Nuno Serra, obrigada por mais uma vez ter feito 42 km sem lesões. As pequenas mazelas que fui tendo foram sendo debeladas e mesmo a apreensão na última semana com as dores de costas que me impediam de mexer não foram suficientes para me impedir de concretizar mais um sonho. E eu quero continuar a sonhar!

Sou eu que corro, mas somos uma equipa. E é graças a todos que hoje sou melhor atleta que ontem e que vou melhorar amanhã. Porque eu quero continuar a crescer, a enfrentar novos desafios e ultrapassar mais obstáculos.

Preparados para 2020?

Agora é hora de recuperar, descansar e refletir.

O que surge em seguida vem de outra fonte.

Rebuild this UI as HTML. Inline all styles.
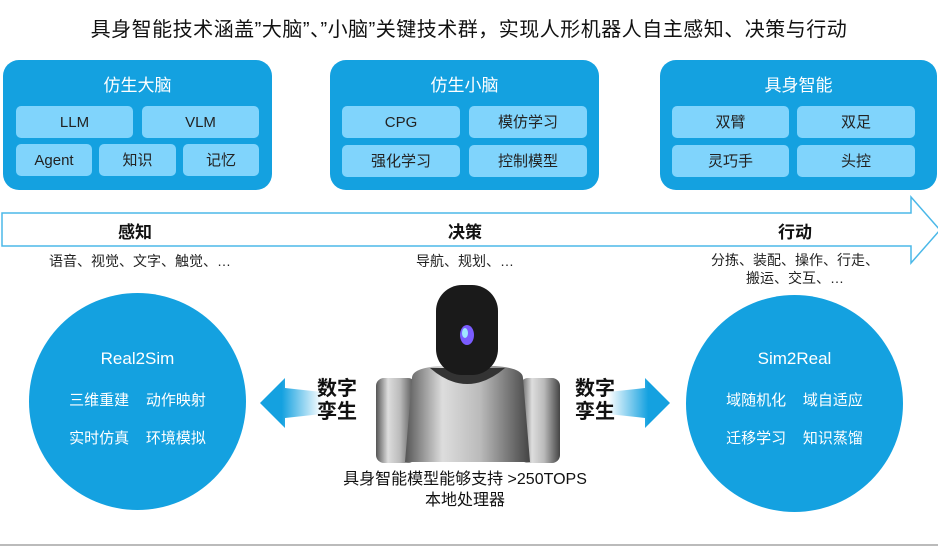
<!DOCTYPE html>
<html><head><meta charset="utf-8"><style>
*{margin:0;padding:0;box-sizing:border-box}
body{width:938px;height:547px;background:#fff;position:relative;overflow:hidden;font-family:"Liberation Sans","Noto Sans CJK SC",sans-serif;color:#222}
.a{position:absolute}
.box{position:absolute;background:#14a1e0;border-radius:16px;top:60px;height:130px}
.box .t{position:absolute;left:0;right:0;top:11px;text-align:center;color:#fff;font-size:17px}
.p{position:absolute;background:#80d4fc;border-radius:5px;height:32px;line-height:34px;text-align:center;font-size:15px;color:#222}
.c{position:absolute;background:#14a1e0;border-radius:50%;color:#fff;text-align:center}
.lbl{position:absolute;font-size:14px;color:#222;text-align:center}
</style></head><body>
<div class="a" style="left:0;width:938px;top:13px;text-align:center;font-size:20px;letter-spacing:0.5px;color:#111">具身智能技术涵盖”大脑”、”小脑”关键技术群，实现人形机器人自主感知、决策与行动</div>

<div class="box" style="left:3px;width:269px"><div class="t">仿生大脑</div>
<div class="p" style="left:13px;top:46px;width:117px">LLM</div>
<div class="p" style="left:139px;top:46px;width:117px">VLM</div>
<div class="p" style="left:13px;top:84px;width:76px">Agent</div>
<div class="p" style="left:96px;top:84px;width:77px">知识</div>
<div class="p" style="left:180px;top:84px;width:76px">记忆</div>
</div>
<div class="box" style="left:330px;width:269px"><div class="t">仿生小脑</div>
<div class="p" style="left:12px;top:46px;width:118px">CPG</div>
<div class="p" style="left:139px;top:46px;width:118px">模仿学习</div>
<div class="p" style="left:12px;top:85px;width:118px">强化学习</div>
<div class="p" style="left:139px;top:85px;width:118px">控制模型</div>
</div>
<div class="box" style="left:660px;width:277px"><div class="t">具身智能</div>
<div class="p" style="left:12px;top:46px;width:117px">双臂</div>
<div class="p" style="left:137px;top:46px;width:118px">双足</div>
<div class="p" style="left:12px;top:85px;width:117px">灵巧手</div>
<div class="p" style="left:137px;top:85px;width:118px">头控</div>
</div>

<svg class="a" style="left:0;top:0" width="938" height="547">
<polygon points="2,213 911,213 911,197 940,230 911,263 911,246 2,246" fill="#fff" stroke="#4bb8e8" stroke-width="1.5"/>
<defs>
<linearGradient id="gl" x1="0" x2="1"><stop offset="0.35" stop-color="#14a1e0"/><stop offset="1" stop-color="#fff"/></linearGradient>
<linearGradient id="gr" x1="1" x2="0"><stop offset="0.35" stop-color="#14a1e0"/><stop offset="1" stop-color="#fff"/></linearGradient>
<linearGradient id="body" x1="0" x2="1"><stop offset="0" stop-color="#555"/><stop offset="0.3" stop-color="#ddd"/><stop offset="0.6" stop-color="#bbb"/><stop offset="1" stop-color="#444"/></linearGradient>
</defs>
<polygon points="260,403 285,378 285,388 322,392 322,414 285,418 285,428" fill="url(#gl)"/>
<polygon points="670,403 645,378 645,388 608,392 608,414 645,418 645,428" fill="url(#gr)"/>
<line x1="0" y1="545" x2="938" y2="545" stroke="#bbb" stroke-width="2"/>
<rect x="376" y="378" width="40" height="85" rx="8" fill="url(#body)"/>
<rect x="520" y="378" width="40" height="85" rx="8" fill="url(#body)"/>
<path d="M412,378 Q412,368 440,366 L495,366 Q523,368 523,378 L530,462 L405,462 Z" fill="url(#body)"/>
<path d="M430,368 Q467,400 505,368 Z" fill="#333"/>
<rect x="436" y="285" width="62" height="90" rx="26" fill="#1a1a1a"/>
<ellipse cx="467" cy="335" rx="7" ry="10" fill="#7a5cff"/>
<ellipse cx="465" cy="333" rx="3" ry="5" fill="#9fe6ff"/>
</svg>

<div class="a" style="left:95px;width:80px;top:218px;text-align:center;font-size:17px;font-weight:bold;color:#111">感知</div>
<div class="a" style="left:425px;width:80px;top:218px;text-align:center;font-size:17px;font-weight:bold;color:#111">决策</div>
<div class="a" style="left:755px;width:80px;top:218px;text-align:center;font-size:17px;font-weight:bold;color:#111">行动</div>
<div class="lbl" style="left:20px;width:240px;top:251px">语音、视觉、文字、触觉、…</div>
<div class="lbl" style="left:385px;width:160px;top:251px">导航、规划、…</div>
<div class="lbl" style="left:690px;width:210px;top:251px;line-height:18px">分拣、装配、操作、行走、<br>搬运、交互、…</div>

<div class="c" style="left:29px;top:293px;width:217px;height:217px">
<div style="margin-top:56px;font-size:17px">Real2Sim</div>
<div style="margin-top:20px;font-size:15px">三维重建&nbsp;&nbsp;&nbsp;&nbsp;动作映射</div>
<div style="margin-top:17px;font-size:15px">实时仿真&nbsp;&nbsp;&nbsp;&nbsp;环境模拟</div>
</div>
<div class="c" style="left:686px;top:295px;width:217px;height:217px">
<div style="margin-top:54px;font-size:17px">Sim2Real</div>
<div style="margin-top:20px;font-size:15px">域随机化&nbsp;&nbsp;&nbsp;&nbsp;域自适应</div>
<div style="margin-top:17px;font-size:15px">迁移学习&nbsp;&nbsp;&nbsp;&nbsp;知识蒸馏</div>
</div>

<div class="a" style="left:317px;top:378px;font-size:20px;font-weight:bold;line-height:23px;color:#111">数字<br>孪生</div>
<div class="a" style="left:575px;top:378px;font-size:20px;font-weight:bold;line-height:23px;color:#111">数字<br>孪生</div>
<div class="a" style="left:300px;width:330px;top:469px;text-align:center;font-size:16px;line-height:21px;color:#111">具身智能模型能够支持 &gt;250TOPS<br>本地处理器</div>
</body></html>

Treinar também é descansar e embora me sinta bem fisicamente e com uma energia incrível, o corpo precisar parar e a mente fazer reset. Para quem acha que "Ah e tal eu fiz uma maratona e daqui a um mês faço outra e para a semana faço uma meia maratona e pelo meio mais um ultra e tal etc….", só digo que quero correr até aos 100 anos sem mazelas porque não há melhor medalha de finisher do que correr toda a vida, por isso descanso agora para me superar depois!

Depois de 3 semanas sem corrida, volto em força na S. Silvestre do Porto. Em janeiro volto a sonhar novamente com o MIUT e mais 42 km!

Hoje tudo parece um sonho, mas foi realidade. Numa maratona passamos por várias fases:

1º o sonho de correr 42,195 km

2º a persistência de cumprir o plano de treinos

3º o sofrimento dos últimos km

4º o companheirismo e incentivo quando vamos abaixo

5º a boa disposição quando já avistamos o fim

6º e euforia quando cortamos a meta

E vocês estão preparados para ser maratonistas?